Brooks and Pulliam teamed to win races at four different tracks this season, including three major events during the Fourth of July week, to help their national championship chase. They also set fast time for the prestigious 300-lap Late Model race at Martinsville Speedway in October, after the NASCAR Whelen All-American Series schedule was complete, and finished second in the race they won in 2012.

The job is made easier, Brooks said, by working with a driver as talented as the 24-year-old Pulliam.

“Dale Earnhardt was the best race car driver that ever lived, and the guy that’s second is a guy that never got noticed, and I hope he hears this,” Brooks said. “He doesn’t even know me. His name is David Blankenship. I watched him from outside the fence, and Lee reminds me a lot of David Blankenship. He can wear a race car – when you can wear something, you can put it where you want to put it. And Lee can wear a race car, he really can.”

Blankenship is a Virginia native who ran short tracks across the region in the late 1980s and early 1990s.

Like earlier short-track ‘weekend warriors,’ Pulliam and Brooks compete on a tight budget while making the most of what they do have.

“Not taking the money part out of it, but when you can go against the (teams with) money and succeed, it’s sweet, isn’t it? I swear it is,” Brooks said. “There’s a little bit (of motivation) there, too. There really is.”

PODIUM FINISH: For the fourth consecutive year, Keith Rocco of Wallingford, Conn., finished in the Top-2 in the NASCAR Whelen All-American Series national standings. Rocco competed in SK Modifieds at Stafford Motor Speedway and Waterford Speedbowl this season.

Rocco won 14 races in 2012, despite missing several race dates with a broken left wrist suffered in a practice crash at Thompson International Speedway in the summer.

“It’s still important, but it’s kind of in the back of your mind,” said Rocco, the 2010 national champion. “Every race I run – whether it’s an SK (Modified), a Late Model, a midget, a Street Stock, it doesn’t matter. I’m going out to win the race. Bottom line.”

Rocco bought his former Thompson International Speedway Modified this year and will run weekly there full-time in 2013, in addition to the other two Connecticut tracks.

“I live to race,” Rocco said. “This year, the way I race, the way I work, there’s nothing I could do differently change to change the outcome (of the standings). I go out to win. There’s nothing possibly I could do – other than drive farther and find somewhere to race on a Monday, a Tuesday and a Wednesday.

“I work hard. I race to win. That’s all there is to it.”

ONE BETTER: After finishing fourth in the 2011 national standings, Virginia’s C.E. Falk posted his best career NASCAR Whelen All-American Series finish with a third-place showing this year.
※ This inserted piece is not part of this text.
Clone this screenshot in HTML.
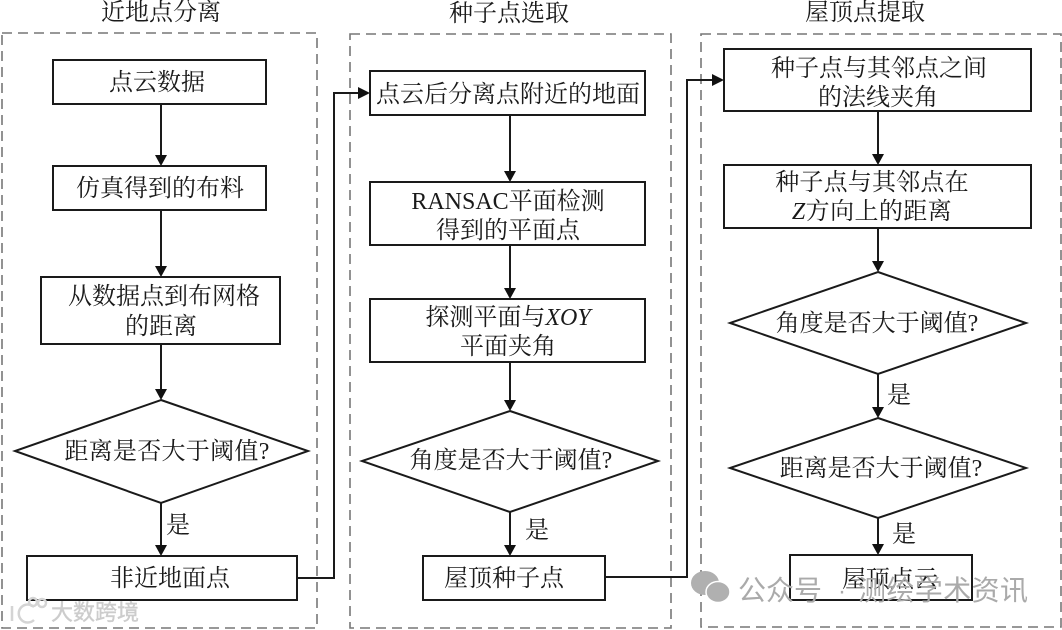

The three-time Langley Speedway champion, who won 16 races with 25 Top-5 finishes in 30 starts this season, is looking forward to next year.

“Growing up and going for this national title, it’s not a job. It’s a passion,” Falk said. “I really enjoy going after it and racing every week. Chasing that national championship is big – you can ask Lee (Pulliam). He’s a good guy and he really deserves it.”
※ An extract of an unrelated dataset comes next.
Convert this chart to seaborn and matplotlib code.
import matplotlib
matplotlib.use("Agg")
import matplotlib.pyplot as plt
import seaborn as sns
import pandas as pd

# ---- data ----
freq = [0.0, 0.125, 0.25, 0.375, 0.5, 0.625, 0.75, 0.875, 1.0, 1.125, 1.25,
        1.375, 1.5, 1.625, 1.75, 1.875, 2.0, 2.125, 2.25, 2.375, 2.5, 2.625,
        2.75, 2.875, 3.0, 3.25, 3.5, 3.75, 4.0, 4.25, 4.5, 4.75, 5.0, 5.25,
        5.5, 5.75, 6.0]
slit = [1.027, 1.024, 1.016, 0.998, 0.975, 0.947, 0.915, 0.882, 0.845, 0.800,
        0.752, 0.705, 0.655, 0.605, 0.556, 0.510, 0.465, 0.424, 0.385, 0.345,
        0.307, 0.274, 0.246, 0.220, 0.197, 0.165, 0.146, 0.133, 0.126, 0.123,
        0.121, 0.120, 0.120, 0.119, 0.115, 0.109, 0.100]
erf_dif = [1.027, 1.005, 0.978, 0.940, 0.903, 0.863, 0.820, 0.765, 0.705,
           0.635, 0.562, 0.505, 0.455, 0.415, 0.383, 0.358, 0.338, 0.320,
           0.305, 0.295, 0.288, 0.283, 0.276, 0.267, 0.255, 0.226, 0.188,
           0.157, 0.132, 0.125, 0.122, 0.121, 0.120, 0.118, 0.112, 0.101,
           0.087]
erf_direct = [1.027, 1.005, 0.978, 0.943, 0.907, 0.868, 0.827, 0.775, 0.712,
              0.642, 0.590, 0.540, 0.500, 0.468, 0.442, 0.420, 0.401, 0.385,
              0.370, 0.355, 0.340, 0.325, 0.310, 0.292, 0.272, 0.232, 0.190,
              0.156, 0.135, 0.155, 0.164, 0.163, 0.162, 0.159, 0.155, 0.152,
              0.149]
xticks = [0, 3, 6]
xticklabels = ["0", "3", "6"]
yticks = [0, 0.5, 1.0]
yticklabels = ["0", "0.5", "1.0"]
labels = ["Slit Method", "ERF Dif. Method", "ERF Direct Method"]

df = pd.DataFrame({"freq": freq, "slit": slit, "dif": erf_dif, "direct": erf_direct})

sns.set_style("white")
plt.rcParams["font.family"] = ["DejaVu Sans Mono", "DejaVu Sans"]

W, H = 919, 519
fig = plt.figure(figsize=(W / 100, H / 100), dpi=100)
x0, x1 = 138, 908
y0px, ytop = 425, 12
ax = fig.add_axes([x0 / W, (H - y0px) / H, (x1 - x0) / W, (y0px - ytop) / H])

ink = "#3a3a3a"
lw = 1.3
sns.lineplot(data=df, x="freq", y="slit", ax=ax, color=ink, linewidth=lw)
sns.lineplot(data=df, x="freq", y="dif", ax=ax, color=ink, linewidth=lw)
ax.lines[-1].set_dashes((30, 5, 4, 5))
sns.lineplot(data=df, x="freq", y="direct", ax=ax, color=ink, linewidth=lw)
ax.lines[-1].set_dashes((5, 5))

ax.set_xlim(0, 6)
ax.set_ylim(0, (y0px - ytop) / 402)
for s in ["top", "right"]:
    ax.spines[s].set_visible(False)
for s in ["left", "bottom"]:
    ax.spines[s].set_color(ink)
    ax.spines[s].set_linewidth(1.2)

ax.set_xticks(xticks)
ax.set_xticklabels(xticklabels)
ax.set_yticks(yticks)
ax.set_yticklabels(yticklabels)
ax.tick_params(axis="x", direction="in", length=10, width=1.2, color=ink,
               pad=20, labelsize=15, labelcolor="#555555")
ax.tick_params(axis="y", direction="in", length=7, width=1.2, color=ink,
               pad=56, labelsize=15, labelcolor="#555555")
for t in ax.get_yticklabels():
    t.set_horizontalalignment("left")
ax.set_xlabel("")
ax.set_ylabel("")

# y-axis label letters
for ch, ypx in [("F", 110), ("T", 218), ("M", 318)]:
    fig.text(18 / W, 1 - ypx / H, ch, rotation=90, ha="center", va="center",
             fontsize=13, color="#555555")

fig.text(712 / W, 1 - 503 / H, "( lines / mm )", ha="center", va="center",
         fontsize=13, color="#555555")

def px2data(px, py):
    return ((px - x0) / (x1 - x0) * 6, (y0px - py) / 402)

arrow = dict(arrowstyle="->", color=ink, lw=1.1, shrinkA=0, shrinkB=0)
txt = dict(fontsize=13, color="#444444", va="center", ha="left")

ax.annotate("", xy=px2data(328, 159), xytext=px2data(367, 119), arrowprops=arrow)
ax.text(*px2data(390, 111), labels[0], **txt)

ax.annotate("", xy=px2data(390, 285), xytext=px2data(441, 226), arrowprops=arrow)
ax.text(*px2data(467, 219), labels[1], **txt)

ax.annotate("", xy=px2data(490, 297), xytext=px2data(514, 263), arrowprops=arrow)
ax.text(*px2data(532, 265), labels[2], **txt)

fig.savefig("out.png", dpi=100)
Falk knows firsthand just how good Pulliam is, racing head-to-head with him more often than not each season.

“There’s one thing I can do to win the national championship, and that’s beat the (No. 1) car of Pulliam every week. And that’s a lot harder to do than most,” Falk said. “A lot of these guys, you race against them on the computer, and it’s Modified versus Late Model guys or whatever. But to race a guy every week and know what he’s made of, we go back and forth all the time. He’s a great competitor. To run third to him, that’s OK.”

As he continues to inch closer to the national title each season, Falk said it only serves as more motivation.

He knows he has a good team behind him, and he feels like the experience he’s gained as a driver – through maturation and understanding in-race dynamics – will only serve to produce better results.

“I think I have the best guys in the business,” Falk said. “But their driver just keeps getting a little better. I grow up a little more every year. I get a little more methodical about how to do things, and be a little calmer and learn the pace of the races. It just comes with experience. Hopefully, 2013 they get their best driver yet.”